-------- COLLECTED DATA --------

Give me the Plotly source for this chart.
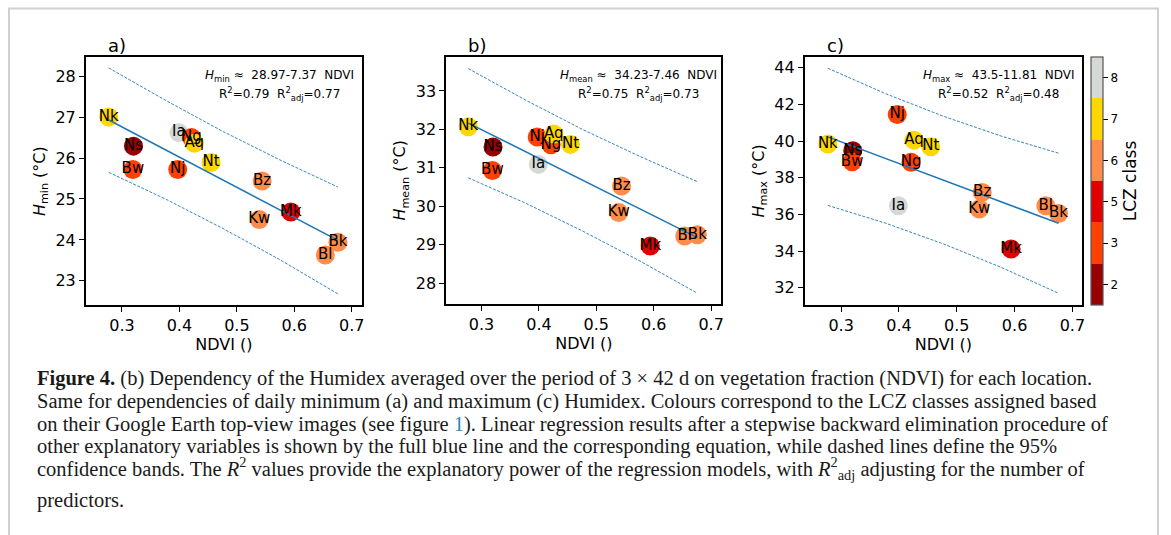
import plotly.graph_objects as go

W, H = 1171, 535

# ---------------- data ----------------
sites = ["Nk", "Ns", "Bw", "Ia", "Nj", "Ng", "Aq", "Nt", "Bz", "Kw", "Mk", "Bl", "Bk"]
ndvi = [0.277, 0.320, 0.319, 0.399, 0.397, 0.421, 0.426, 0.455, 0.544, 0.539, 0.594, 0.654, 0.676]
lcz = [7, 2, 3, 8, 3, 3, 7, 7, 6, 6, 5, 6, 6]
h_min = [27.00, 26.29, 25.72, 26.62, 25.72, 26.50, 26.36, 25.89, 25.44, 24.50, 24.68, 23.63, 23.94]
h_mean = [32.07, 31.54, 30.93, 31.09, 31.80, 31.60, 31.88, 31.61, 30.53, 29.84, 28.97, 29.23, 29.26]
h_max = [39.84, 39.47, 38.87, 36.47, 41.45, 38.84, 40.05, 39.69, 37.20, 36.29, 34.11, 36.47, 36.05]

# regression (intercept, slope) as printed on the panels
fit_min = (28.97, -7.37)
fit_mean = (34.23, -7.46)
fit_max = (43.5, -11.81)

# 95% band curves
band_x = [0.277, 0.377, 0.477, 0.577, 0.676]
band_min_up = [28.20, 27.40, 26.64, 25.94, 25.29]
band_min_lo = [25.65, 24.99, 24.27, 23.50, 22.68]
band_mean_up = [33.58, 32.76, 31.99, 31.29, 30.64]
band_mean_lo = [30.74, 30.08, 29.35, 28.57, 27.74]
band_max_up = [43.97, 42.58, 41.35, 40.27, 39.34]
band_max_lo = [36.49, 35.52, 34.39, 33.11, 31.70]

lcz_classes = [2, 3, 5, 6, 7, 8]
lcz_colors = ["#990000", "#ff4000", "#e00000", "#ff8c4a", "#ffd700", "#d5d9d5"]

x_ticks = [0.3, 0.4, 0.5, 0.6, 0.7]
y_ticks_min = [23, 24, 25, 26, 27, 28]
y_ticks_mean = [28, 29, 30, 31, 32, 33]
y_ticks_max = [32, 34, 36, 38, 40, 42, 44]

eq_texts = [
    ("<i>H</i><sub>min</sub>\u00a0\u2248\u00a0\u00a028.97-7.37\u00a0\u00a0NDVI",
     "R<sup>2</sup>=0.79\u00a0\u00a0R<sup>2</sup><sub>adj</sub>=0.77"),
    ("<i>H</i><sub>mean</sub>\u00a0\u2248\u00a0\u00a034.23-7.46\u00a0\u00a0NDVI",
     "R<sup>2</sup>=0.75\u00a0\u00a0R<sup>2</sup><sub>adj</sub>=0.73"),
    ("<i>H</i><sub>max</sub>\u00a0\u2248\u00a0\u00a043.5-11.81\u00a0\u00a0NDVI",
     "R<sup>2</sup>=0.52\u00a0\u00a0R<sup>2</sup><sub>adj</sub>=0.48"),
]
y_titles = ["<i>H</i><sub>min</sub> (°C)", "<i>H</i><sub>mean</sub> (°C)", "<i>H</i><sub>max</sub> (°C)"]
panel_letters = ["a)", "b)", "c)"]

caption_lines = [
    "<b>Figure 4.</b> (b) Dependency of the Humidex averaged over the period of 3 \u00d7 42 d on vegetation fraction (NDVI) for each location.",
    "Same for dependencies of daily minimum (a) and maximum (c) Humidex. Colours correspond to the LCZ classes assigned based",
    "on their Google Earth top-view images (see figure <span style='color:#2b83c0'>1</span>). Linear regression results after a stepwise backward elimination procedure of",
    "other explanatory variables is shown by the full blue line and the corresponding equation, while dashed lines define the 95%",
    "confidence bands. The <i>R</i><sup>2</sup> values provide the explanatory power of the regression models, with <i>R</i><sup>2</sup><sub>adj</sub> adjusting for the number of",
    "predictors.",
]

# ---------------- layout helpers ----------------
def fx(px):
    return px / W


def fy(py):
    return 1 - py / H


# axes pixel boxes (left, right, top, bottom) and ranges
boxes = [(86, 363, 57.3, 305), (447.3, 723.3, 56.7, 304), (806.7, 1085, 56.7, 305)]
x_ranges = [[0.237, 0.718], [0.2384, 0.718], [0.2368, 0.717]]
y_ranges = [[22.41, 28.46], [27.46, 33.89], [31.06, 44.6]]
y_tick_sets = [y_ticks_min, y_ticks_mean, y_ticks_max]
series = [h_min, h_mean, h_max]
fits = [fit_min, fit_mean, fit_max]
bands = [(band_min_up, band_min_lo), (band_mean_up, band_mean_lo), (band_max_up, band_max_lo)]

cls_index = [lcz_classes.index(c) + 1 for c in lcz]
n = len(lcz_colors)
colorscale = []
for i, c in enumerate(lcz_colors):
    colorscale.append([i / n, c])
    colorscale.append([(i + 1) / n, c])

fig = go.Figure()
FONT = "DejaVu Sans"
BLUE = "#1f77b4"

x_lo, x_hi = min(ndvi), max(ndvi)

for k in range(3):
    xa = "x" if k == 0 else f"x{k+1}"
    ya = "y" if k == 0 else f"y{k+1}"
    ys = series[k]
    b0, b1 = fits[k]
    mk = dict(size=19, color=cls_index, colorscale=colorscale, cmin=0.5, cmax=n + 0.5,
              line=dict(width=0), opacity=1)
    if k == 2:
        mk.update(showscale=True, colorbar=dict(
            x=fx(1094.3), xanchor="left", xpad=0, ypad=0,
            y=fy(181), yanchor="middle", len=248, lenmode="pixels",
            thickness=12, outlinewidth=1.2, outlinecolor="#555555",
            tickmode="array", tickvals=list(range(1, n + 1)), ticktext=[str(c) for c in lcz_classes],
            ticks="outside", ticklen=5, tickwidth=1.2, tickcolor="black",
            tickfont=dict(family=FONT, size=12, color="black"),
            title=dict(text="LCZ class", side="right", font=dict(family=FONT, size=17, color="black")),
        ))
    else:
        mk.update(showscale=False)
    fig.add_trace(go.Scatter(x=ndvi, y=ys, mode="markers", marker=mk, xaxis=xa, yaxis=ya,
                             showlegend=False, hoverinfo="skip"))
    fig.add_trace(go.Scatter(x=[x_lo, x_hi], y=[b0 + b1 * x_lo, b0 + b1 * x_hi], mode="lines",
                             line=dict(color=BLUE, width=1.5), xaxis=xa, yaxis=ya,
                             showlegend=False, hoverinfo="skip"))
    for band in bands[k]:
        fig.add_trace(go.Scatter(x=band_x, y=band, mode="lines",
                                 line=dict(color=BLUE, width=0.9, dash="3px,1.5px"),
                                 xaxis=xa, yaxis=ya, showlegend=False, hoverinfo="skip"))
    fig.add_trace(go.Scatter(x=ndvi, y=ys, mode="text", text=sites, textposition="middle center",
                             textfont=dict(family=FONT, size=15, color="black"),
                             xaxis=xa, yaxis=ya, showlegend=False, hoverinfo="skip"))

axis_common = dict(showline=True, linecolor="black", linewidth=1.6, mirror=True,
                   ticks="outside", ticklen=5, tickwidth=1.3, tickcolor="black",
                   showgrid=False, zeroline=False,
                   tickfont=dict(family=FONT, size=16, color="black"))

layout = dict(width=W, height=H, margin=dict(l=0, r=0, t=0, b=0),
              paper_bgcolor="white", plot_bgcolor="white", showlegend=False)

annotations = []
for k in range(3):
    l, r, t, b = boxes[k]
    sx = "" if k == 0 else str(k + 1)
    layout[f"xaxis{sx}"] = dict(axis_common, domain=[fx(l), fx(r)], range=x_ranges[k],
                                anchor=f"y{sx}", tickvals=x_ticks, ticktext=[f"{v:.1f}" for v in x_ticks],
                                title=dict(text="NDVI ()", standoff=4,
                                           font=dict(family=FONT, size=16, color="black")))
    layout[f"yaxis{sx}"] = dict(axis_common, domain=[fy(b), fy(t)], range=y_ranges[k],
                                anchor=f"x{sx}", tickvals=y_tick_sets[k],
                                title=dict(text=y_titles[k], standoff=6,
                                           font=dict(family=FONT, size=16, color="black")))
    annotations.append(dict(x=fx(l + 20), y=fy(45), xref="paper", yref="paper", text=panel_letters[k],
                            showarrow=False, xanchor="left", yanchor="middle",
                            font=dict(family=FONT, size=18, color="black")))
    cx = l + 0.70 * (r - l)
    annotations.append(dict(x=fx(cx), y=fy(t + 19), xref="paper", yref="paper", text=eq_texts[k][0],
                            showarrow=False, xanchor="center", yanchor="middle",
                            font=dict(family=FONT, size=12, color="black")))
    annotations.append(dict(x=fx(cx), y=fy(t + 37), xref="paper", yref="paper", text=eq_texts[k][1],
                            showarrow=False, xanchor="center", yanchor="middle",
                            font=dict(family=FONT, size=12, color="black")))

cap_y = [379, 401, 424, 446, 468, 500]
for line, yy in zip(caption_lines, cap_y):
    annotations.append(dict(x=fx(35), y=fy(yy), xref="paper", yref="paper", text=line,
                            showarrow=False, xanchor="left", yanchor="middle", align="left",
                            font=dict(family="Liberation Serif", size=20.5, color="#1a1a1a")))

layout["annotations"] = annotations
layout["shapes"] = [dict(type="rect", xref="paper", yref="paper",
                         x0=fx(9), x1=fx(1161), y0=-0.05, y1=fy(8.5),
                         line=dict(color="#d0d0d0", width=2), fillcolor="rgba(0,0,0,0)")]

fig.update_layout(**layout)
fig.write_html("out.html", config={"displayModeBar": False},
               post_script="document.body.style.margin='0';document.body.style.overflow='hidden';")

--------

■ WORK REQUIRED
Please extract exactly the lines of the data, from the first through the line containing "W, H = 1171, 535", and add no pictures to the copy.

■ EXPECTED OUTPUT
Give me the Plotly source for this chart.
import plotly.graph_objects as go

W, H = 1171, 535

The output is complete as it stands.